[Task directions] Report the count of lines below that include "this", without any other text.

---------- Data entries

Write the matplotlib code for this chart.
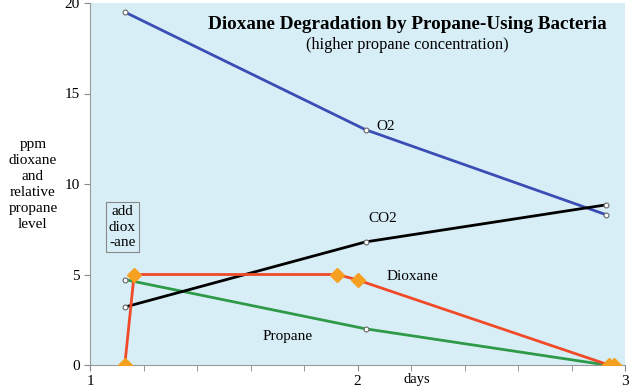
import matplotlib

matplotlib.use("Agg")
import matplotlib.pyplot as plt

plt.rcParams["font.family"] = ["Liberation Serif", "DejaVu Serif"]

# series (x in days, y in ppm / relative level)
o2_days = [1.13, 2.03, 2.93]
o2_vals = [19.5, 13.0, 8.3]
co2_days = [1.13, 2.03, 2.93]
co2_vals = [3.2, 6.8, 8.85]
propane_days = [1.13, 2.03, 2.93]
propane_vals = [4.72, 2.0, 0.0]
dioxane_days = [1.13, 1.165, 1.925, 2.0, 2.94, 2.96]
dioxane_vals = [0.0, 5.0, 5.0, 4.7, 0.0, 0.0]

x_ticks = [1, 2, 3]
y_ticks = [0, 5, 10, 15, 20]

fig = plt.figure(figsize=(6.4, 3.92), dpi=100)
ax = fig.add_axes([90 / 640, 1 - 365 / 392, 535 / 640, 362 / 392])
ax.set_facecolor("#d8eef6")

marker_style = dict(marker="o", markersize=3.5, markerfacecolor="white",
                    markeredgecolor="#666666", markeredgewidth=0.8)
ax.plot(o2_days, o2_vals, color="#3a4db5", linewidth=2, zorder=3, **marker_style)
ax.plot(co2_days, co2_vals, color="black", linewidth=2, zorder=3, **marker_style)
ax.plot(propane_days, propane_vals, color="#2e9a48", linewidth=2, zorder=2, **marker_style)
ax.plot(dioxane_days, dioxane_vals, color="#f04a28", linewidth=2, zorder=4,
        marker="D", markersize=7, markerfacecolor="#f5a020", markeredgecolor="#f5a020")

ax.set_xlim(1, 3)
ax.set_ylim(0, 20)
ax.set_xticks(x_ticks)
ax.set_xticks([1.2, 1.4, 1.6, 1.8, 2.2, 2.4, 2.6, 2.8], minor=True)
ax.set_yticks(y_ticks)
ax.tick_params(axis="both", labelsize=11, color="#888888", length=4)
ax.tick_params(axis="x", which="minor", color="#888888", length=4)
ax.tick_params(axis="x", pad=3)
for side in ("top", "right"):
    ax.spines[side].set_visible(False)
for side in ("left", "bottom"):
    ax.spines[side].set_color("#999999")

ax.text(0.594, 0.94, "Dioxane Degradation by Propane-Using Bacteria",
        transform=ax.transAxes, ha="center", va="center", fontsize=13.8, fontweight="bold")
ax.text(0.594, 0.885, "(higher propane concentration)", transform=ax.transAxes,
        ha="center", va="center", fontsize=11.8)

ax.text(2.07, 13.2, "O2", fontsize=11, ha="left", va="center")
ax.text(2.04, 8.1, "CO2", fontsize=11, ha="left", va="center")
ax.text(2.11, 4.9, "Dioxane", fontsize=11, ha="left", va="center")
ax.text(1.645, 1.6, "Propane", fontsize=11, ha="left", va="center")

ax.text(1.12, 7.62, "add\ndiox\n-ane", fontsize=11, ha="center", va="center",
        linespacing=1.28,
        bbox=dict(boxstyle="square,pad=0.2", facecolor="none", edgecolor="#888888", linewidth=0.8))

fig.text(33 / 640, 1 - 185 / 392, "ppm\ndioxane\nand\nrelative\npropane\nlevel",
         ha="center", va="center", fontsize=11, linespacing=1.3)
fig.text(417 / 640, 1 - 380 / 392, "days", ha="center", va="center", fontsize=10.5)

fig.savefig("out.png", dpi=100)
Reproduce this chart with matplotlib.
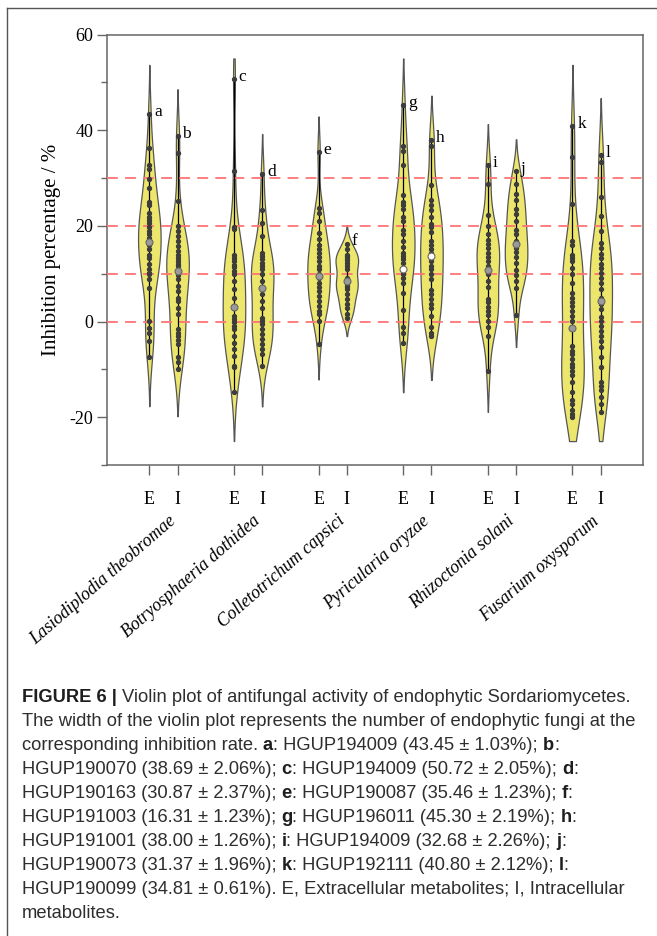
import numpy as np
import matplotlib.pyplot as plt
from matplotlib import mlab
from matplotlib.lines import Line2D

# pathogens and extract type
species = ["Lasiodiplodia theobromae", "Botryosphaeria dothidea", "Colletotrichum capsici",
           "Pyricularia oryzae", "Rhizoctonia solani", "Fusarium oxysporum"]
groups = ["E", "I"]
letters = ["a", "b", "c", "d", "e", "f", "g", "h", "i", "j", "k", "l"]

# inhibition (%) of each strain
a_vals = [43.45, 36.3, 32.8, 31.9, 29.9, 27.9, 25.0, 24.4, 22.6, 21.9, 21.2, 20.5, 19.7, 18.9, 18.2,
          17.5, 16.1, 15.1, 14.0, 13.2, 12.1, 11.0, 10.2, 10.0, 8.8, 7.1, 0.1, -1.3, -2.4, -4.0, -7.5]
b_vals = [38.69, 35.2, 25.1, 19.9, 18.9, 17.8, 16.8, 15.8, 14.7, 14.0, 13.2, 12.6, 12.1, 11.6, 10.6,
          9.7, 8.8, 7.4, 6.4, 5.0, 4.3, 2.8, 1.5, -1.6, -2.5, -3.0, -3.9, -4.7, -7.5, -8.5, -9.9]
c_vals = [50.72, 31.5, 19.8, 19.4, 13.9, 13.2, 12.6, 11.9, 11.3, 10.6, 10.0, 8.5, 6.7, 5.0, 2.9, 2.8,
          1.2, 0.5, -0.2, -0.9, -1.6, -3.0, -4.4, -5.8, -7.2, -9.2, -9.6, -14.8]
d_vals = [30.87, 23.4, 20.6, 17.8, 14.4, 13.7, 13.0, 12.3, 11.6, 10.9, 9.9, 8.5, 7.1, 6.7, 5.7, 4.3,
          2.9, 0.8, 0.1, -0.6, -1.6, -2.6, -3.7, -4.7, -5.8, -6.8, -9.4]
e_vals = [35.46, 23.7, 22.7, 21.0, 18.5, 17.2, 16.1, 15.2, 14.4, 13.5, 12.6, 11.6, 10.9, 10.0, 9.2,
          8.1, 7.2, 6.4, 5.3, 4.3, 3.3, 2.2, 1.5, 0.1, -4.7]
f_vals = [16.31, 15.1, 14.0, 13.6, 13.2, 12.8, 12.3, 11.6, 10.9, 9.2, 8.7, 8.2, 7.6, 7.2, 6.7, 5.7,
          4.7, 3.6, 2.9, 1.5, 0.8]
g_vals = [45.30, 36.6, 35.6, 32.8, 26.4, 24.9, 24.3, 23.6, 21.8, 21.0, 19.2, 18.2, 16.9, 15.6, 14.4,
          13.7, 13.0, 12.3, 9.9, 9.0, 8.0, 6.0, 2.4, -1.1, -2.3, -4.4]
h_vals = [38.00, 36.6, 28.5, 25.5, 24.4, 23.4, 21.8, 20.4, 19.7, 18.75, 16.8, 16.0, 15.2, 14.4, 12.6,
          11.6, 10.9, 10.0, 8.8, 6.5, 5.7, 4.7, 3.75, 2.9, 1.2, -1.25, -2.3, -3.0]
i_vals = [32.68, 28.8, 22.2, 19.9, 18.2, 17.0, 16.25, 15.4, 14.4, 13.5, 12.6, 11.6, 9.9, 8.5, 7.3,
          4.65, 4.0, 3.1, 2.2, 1.3, 0.1, -1.25, -3.0, -10.3]
j_vals = [31.37, 28.8, 26.7, 25.5, 23.6, 22.4, 21.0, 19.2, 18.2, 16.8, 15.4, 14.5, 13.5, 12.3, 10.7,
          9.7, 8.5, 7.1, 1.4]
k_vals = [40.80, 34.4, 24.6, 16.8, 16.1, 14.0, 13.3, 12.6, 11.25, 9.9, 8.1, 6.0, 5.0, 4.0, 3.3, 2.2,
          1.2, 0.1, -5.1, -6.1, -6.8, -7.8, -8.9, -9.6, -10.3, -11.1, -12.7, -14.8, -16.5, -17.2,
          -18.6, -19.3, -20.0]
l_vals = [34.81, 33.3, 26.0, 22.0, 18.9, 16.5, 15.4, 14.2, 13.2, 12.1, 11.25, 10.2, 9.2, 8.1, 6.7,
          5.0, 3.6, 2.6, 1.0, 0.1, -0.9, -1.9, -3.0, -4.0, -5.4, -7.5, -9.6, -12.7, -13.4, -14.4,
          -15.8, -17.2, -19.0]
all_vals = [a_vals, b_vals, c_vals, d_vals, e_vals, f_vals,
            g_vals, h_vals, i_vals, j_vals, k_vals, l_vals]
means = [16.7, 10.6, 3.0, 7.1, 9.6, 8.5, 11.0, 13.7, 10.7, 16.3, -1.4, 4.3]
ref_lines = [0, 10, 20, 30]

caption = [
    [("FIGURE 6 | ", True), ("Violin plot of antifungal activity of endophytic Sordariomycetes.", False)],
    [("The width of the violin plot represents the number of endophytic fungi at the", False)],
    [("corresponding inhibition rate. ", False), ("a", True), (": HGUP194009 (43.45 \u00b1 1.03%); ", False), ("b", True), (":", False)],
    [("HGUP190070 (38.69 \u00b1 2.06%); ", False), ("c", True), (": HGUP194009 (50.72 \u00b1 2.05%); ", False), ("d", True), (":", False)],
    [("HGUP190163 (30.87 \u00b1 2.37%); ", False), ("e", True), (": HGUP190087 (35.46 \u00b1 1.23%); ", False), ("f", True), (":", False)],
    [("HGUP191003 (16.31 \u00b1 1.23%); ", False), ("g", True), (": HGUP196011 (45.30 \u00b1 2.19%); ", False), ("h", True), (":", False)],
    [("HGUP191001 (38.00 \u00b1 1.26%); ", False), ("i", True), (": HGUP194009 (32.68 \u00b1 2.26%); ", False), ("j", True), (":", False)],
    [("HGUP190073 (31.37 \u00b1 1.96%); ", False), ("k", True), (": HGUP192111 (40.80 \u00b1 2.12%); ", False), ("l", True), (":", False)],
    [("HGUP190099 (34.81 \u00b1 0.61%). E, Extracellular metabolites; I, Intracellular", False)],
    [("metabolites.", False)],
]

serif = "Liberation Serif"
yellow = "#ECE66C"

fig = plt.figure(figsize=(6.57, 9.36), dpi=100)
ax = fig.add_axes([0.1629, 0.5032, 0.8158, 0.4599])

positions = []
for s in range(len(species)):
    positions += [1 + 3 * s, 2 + 3 * s]

# kde stats for the violins, range clipped like the original
stats = []
for vals in all_vals:
    v = np.array(vals)
    kde = mlab.GaussianKDE(v, bw_method=0.42)
    bw = np.sqrt(kde.covariance).item()
    lo = max(v.min() - 2 * bw, -25)
    hi = min(v.max() + 2 * bw, 55)
    coords = np.linspace(lo, hi, 300)
    stats.append(dict(coords=coords, vals=kde.evaluate(coords), mean=v.mean(),
                      median=np.median(v), min=v.min(), max=v.max()))

for yv in ref_lines:
    ax.axhline(yv, color="#ff7575", lw=1.3, dashes=(6, 4), zorder=3)

parts = ax.violin(stats, positions=positions, widths=0.8,
                  showmeans=False, showextrema=False, showmedians=False)
for body in parts["bodies"]:
    body.set_facecolor(yellow)
    body.set_edgecolor("#555555")
    body.set_linewidth(0.9)
    body.set_alpha(1)
    body.set_zorder(2)

for k, vals in enumerate(all_vals):
    x = positions[k]
    ax.vlines(x, min(vals), max(vals), color="black", lw=0.9, zorder=4)
    ax.plot([x] * len(vals), vals, "o", ms=2.8, color="#3c3c3c", zorder=5)
    face = "white" if k in (6, 7) else "#9a9a9a"
    ax.plot(x, means[k], "o", ms=5, mfc=face, mec="#666666", mew=0.8, zorder=6)
    ax.annotate(letters[k], (x, max(vals)), xytext=(3.5, 1.5), textcoords="offset points",
                ha="left", va="center", fontsize=12.5, family=serif, zorder=7)

ax.set_xlim(-0.5, 18.5)
ax.set_ylim(-30, 60)
ax.set_xticks(positions)
ax.set_xticklabels(groups * len(species), family=serif, fontsize=13)
ax.set_yticks([-20, 0, 20, 40, 60])
ax.set_yticklabels(["-20", "0", "20", "40", "60"], family=serif, fontsize=13)
ax.set_yticks(np.arange(-30, 61, 10), minor=True)
ax.tick_params(axis="both", which="major", direction="out", length=7, width=1, color="#666666", pad=3)
ax.tick_params(axis="y", which="minor", direction="out", length=4, width=1, color="#666666")
ax.tick_params(axis="x", pad=12)
for sp in ax.spines.values():
    sp.set_color("#666666")
    sp.set_linewidth(1.1)
ax.set_ylabel("Inhibition percentage / %", family=serif, fontsize=15, labelpad=6)

# species names under each E/I pair
for s, name in enumerate(species):
    ax.text(2 + 3 * s - 0.15, -0.125, name, transform=ax.get_xaxis_transform(),
            rotation=41, rotation_mode="anchor", ha="right", va="center",
            family=serif, style="italic", fontsize=12.8)

# caption block
cap = fig.add_axes([0, 0, 1, 1])
cap.axis("off")
cap.set_xlim(0, 1)
cap.set_ylim(0, 1)
cap.add_line(Line2D([0.011, 0.011], [0, 0.991], color="#555555", lw=1))
cap.add_line(Line2D([0.011, 1], [0.991, 0.991], color="#555555", lw=1))

y0 = 1 - 706 / 936
step = 24 / 936
for n, line in enumerate(caption):
    prev = None
    for txt, bold in line:
        w = "bold" if bold else "normal"
        col = "#1e1e1e" if bold else "#2e2e2e"
        if prev is None:
            prev = cap.text(0.033, y0 - n * step, txt, ha="left", va="bottom",
                            fontsize=13.2, family="Liberation Sans", weight=w, color=col)
        else:
            prev = cap.annotate(txt, xy=(1, 0), xycoords=prev, ha="left", va="bottom",
                                fontsize=13.2, family="Liberation Sans", weight=w, color=col)

plt.savefig("out.png", dpi=100)
plt.close()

--------------------

[Worked answer] 2